WHAT IS BEING ASKED :: Transcribe every line from the top down to the line with "const yTicks = [-6, -4, -2, 0, 2, 4];", both ends included, but not the pictures.

++++

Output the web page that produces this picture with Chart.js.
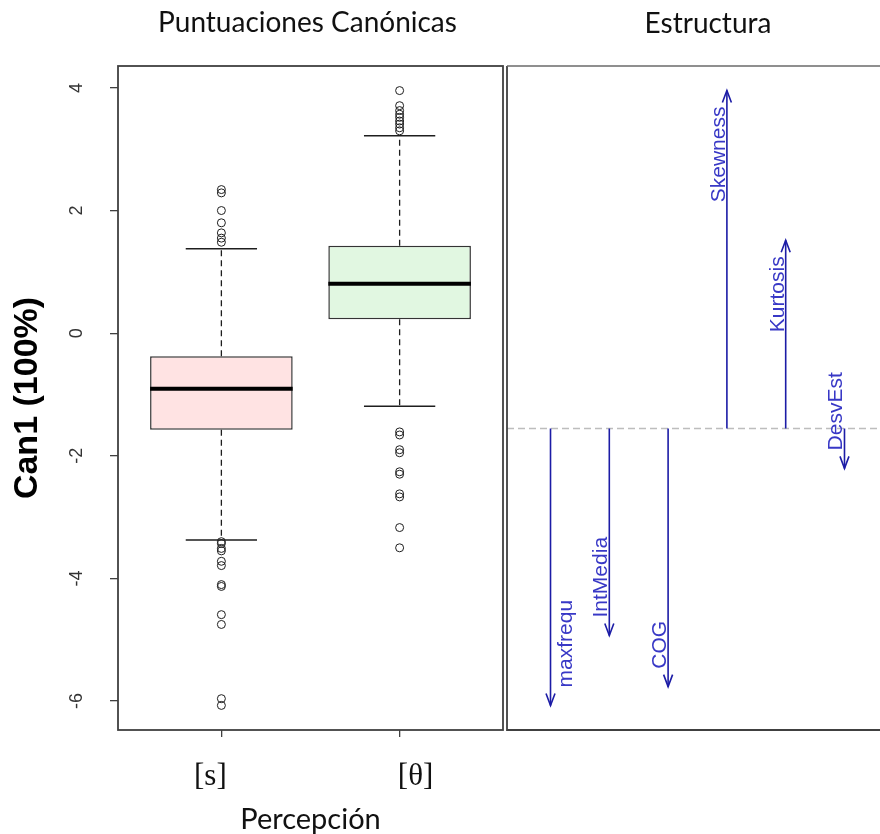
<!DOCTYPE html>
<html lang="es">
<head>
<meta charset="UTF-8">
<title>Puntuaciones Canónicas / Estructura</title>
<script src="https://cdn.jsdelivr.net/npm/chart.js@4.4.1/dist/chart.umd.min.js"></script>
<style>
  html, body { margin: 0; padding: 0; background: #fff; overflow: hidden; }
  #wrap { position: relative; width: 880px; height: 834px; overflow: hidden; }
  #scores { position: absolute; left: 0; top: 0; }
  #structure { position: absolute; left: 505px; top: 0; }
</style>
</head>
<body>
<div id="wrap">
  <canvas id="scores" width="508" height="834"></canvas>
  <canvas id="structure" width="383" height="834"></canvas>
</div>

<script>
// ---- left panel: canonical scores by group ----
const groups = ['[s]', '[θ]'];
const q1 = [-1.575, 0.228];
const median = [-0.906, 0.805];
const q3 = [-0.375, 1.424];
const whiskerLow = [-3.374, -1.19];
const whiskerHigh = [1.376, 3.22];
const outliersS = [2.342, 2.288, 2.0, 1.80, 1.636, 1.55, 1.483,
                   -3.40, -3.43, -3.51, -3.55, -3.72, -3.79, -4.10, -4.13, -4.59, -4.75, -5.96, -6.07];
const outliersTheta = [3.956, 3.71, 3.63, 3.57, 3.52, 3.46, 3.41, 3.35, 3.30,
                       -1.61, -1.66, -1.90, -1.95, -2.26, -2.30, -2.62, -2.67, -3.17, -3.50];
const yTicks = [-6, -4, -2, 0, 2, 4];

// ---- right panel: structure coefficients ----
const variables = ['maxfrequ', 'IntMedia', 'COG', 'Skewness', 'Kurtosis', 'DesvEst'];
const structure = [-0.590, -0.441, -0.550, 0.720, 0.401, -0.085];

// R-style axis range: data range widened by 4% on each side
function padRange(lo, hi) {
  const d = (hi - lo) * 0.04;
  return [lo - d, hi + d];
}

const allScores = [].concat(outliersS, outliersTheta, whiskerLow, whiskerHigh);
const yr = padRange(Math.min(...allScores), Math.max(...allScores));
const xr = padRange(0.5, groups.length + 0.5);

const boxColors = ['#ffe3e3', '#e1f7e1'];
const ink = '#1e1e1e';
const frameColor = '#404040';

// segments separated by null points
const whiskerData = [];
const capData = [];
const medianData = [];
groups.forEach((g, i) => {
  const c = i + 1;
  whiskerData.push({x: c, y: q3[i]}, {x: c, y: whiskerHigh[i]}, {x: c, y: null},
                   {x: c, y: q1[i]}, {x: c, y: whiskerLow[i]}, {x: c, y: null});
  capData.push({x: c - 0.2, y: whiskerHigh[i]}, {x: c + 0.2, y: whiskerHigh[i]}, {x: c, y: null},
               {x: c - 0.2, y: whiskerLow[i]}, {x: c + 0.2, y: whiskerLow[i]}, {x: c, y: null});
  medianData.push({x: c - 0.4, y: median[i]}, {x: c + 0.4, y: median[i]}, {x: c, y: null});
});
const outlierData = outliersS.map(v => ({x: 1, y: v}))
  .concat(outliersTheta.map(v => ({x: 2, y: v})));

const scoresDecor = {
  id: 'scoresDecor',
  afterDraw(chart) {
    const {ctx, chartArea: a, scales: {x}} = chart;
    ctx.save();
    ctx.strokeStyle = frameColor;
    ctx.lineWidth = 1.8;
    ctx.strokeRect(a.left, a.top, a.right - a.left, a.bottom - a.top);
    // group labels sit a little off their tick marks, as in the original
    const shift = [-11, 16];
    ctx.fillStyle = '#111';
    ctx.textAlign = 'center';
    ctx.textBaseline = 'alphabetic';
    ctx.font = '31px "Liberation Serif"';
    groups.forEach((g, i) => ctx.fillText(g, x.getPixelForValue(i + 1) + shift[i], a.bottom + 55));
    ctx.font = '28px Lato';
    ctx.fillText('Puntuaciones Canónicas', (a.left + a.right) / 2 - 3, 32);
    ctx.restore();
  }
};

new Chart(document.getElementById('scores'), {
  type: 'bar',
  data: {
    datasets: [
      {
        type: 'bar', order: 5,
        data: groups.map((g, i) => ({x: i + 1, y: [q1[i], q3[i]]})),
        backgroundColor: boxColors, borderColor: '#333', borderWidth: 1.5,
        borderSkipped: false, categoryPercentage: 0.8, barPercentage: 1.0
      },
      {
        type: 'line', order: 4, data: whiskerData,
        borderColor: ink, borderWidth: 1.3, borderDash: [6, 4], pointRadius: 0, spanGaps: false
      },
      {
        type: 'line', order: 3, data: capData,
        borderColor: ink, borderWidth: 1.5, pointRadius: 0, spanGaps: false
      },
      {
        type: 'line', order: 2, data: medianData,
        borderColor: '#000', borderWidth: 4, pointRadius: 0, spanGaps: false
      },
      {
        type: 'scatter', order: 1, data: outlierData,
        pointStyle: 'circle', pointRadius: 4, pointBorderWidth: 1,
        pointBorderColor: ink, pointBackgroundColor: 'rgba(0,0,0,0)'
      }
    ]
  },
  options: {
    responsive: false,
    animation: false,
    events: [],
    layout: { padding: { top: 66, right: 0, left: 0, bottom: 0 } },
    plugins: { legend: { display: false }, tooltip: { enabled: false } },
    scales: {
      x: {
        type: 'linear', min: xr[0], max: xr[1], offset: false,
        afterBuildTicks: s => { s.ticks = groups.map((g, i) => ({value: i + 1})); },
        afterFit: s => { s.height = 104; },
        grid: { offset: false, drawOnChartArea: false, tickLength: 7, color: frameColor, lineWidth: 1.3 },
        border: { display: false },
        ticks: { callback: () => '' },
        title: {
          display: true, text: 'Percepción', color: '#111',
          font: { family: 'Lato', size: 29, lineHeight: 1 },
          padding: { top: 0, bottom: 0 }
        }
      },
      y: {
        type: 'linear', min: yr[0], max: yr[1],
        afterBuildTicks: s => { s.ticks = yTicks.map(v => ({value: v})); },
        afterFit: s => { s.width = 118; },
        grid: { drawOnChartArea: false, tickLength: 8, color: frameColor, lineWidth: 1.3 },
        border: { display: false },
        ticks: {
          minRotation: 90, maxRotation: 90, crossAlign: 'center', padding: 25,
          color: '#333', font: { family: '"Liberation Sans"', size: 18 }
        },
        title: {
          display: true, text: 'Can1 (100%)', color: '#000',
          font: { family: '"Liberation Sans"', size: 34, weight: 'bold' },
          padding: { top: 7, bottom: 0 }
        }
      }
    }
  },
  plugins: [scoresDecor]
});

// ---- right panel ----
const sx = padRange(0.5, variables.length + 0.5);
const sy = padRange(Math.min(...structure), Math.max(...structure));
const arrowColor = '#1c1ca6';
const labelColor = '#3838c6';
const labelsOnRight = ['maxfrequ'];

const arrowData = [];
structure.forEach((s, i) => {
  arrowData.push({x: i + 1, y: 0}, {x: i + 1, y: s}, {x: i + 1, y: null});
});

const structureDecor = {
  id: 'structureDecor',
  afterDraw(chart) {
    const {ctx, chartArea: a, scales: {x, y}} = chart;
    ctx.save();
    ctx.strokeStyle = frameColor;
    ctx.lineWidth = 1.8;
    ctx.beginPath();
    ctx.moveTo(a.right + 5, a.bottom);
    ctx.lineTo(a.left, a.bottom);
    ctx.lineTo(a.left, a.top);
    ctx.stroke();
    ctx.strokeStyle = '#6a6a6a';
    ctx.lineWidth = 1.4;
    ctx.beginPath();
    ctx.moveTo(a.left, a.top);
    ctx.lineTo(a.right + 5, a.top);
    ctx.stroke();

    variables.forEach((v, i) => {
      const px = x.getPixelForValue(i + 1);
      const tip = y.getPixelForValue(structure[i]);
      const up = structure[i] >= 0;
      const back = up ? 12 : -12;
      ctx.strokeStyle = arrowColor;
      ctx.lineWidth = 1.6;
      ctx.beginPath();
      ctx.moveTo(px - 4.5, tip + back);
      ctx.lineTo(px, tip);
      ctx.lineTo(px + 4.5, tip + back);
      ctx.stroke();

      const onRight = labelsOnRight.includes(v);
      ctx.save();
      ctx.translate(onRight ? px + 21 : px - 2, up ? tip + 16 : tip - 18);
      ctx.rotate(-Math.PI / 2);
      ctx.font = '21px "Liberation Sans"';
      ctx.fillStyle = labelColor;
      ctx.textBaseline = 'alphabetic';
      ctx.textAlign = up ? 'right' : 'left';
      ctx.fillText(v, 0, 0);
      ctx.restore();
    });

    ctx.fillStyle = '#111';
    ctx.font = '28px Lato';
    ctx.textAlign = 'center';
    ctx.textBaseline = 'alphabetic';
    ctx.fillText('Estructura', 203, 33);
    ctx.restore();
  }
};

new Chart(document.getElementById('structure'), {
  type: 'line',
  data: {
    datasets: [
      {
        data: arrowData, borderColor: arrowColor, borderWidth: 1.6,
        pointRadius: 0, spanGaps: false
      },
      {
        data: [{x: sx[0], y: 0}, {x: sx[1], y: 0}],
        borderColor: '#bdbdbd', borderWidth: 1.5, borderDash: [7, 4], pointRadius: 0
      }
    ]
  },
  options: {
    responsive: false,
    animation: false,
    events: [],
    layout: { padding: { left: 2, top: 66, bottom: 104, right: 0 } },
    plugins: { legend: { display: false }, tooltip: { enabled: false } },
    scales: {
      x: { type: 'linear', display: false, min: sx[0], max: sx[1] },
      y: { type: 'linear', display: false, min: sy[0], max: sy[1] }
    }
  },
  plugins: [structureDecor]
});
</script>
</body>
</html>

++++

EXPECTED ANSWER ::
Output the web page that produces this picture with Chart.js.
<!DOCTYPE html>
<html lang="es">
<head>
<meta charset="UTF-8">
<title>Puntuaciones Canónicas / Estructura</title>
<script src="https://cdn.jsdelivr.net/npm/chart.js@4.4.1/dist/chart.umd.min.js"></script>
<style>
  html, body { margin: 0; padding: 0; background: #fff; overflow: hidden; }
  #wrap { position: relative; width: 880px; height: 834px; overflow: hidden; }
  #scores { position: absolute; left: 0; top: 0; }
  #structure { position: absolute; left: 505px; top: 0; }
</style>
</head>
<body>
<div id="wrap">
  <canvas id="scores" width="508" height="834"></canvas>
  <canvas id="structure" width="383" height="834"></canvas>
</div>

<script>
// ---- left panel: canonical scores by group ----
const groups = ['[s]', '[θ]'];
const q1 = [-1.575, 0.228];
const median = [-0.906, 0.805];
const q3 = [-0.375, 1.424];
const whiskerLow = [-3.374, -1.19];
const whiskerHigh = [1.376, 3.22];
const outliersS = [2.342, 2.288, 2.0, 1.80, 1.636, 1.55, 1.483,
                   -3.40, -3.43, -3.51, -3.55, -3.72, -3.79, -4.10, -4.13, -4.59, -4.75, -5.96, -6.07];
const outliersTheta = [3.956, 3.71, 3.63, 3.57, 3.52, 3.46, 3.41, 3.35, 3.30,
                       -1.61, -1.66, -1.90, -1.95, -2.26, -2.30, -2.62, -2.67, -3.17, -3.50];
const yTicks = [-6, -4, -2, 0, 2, 4];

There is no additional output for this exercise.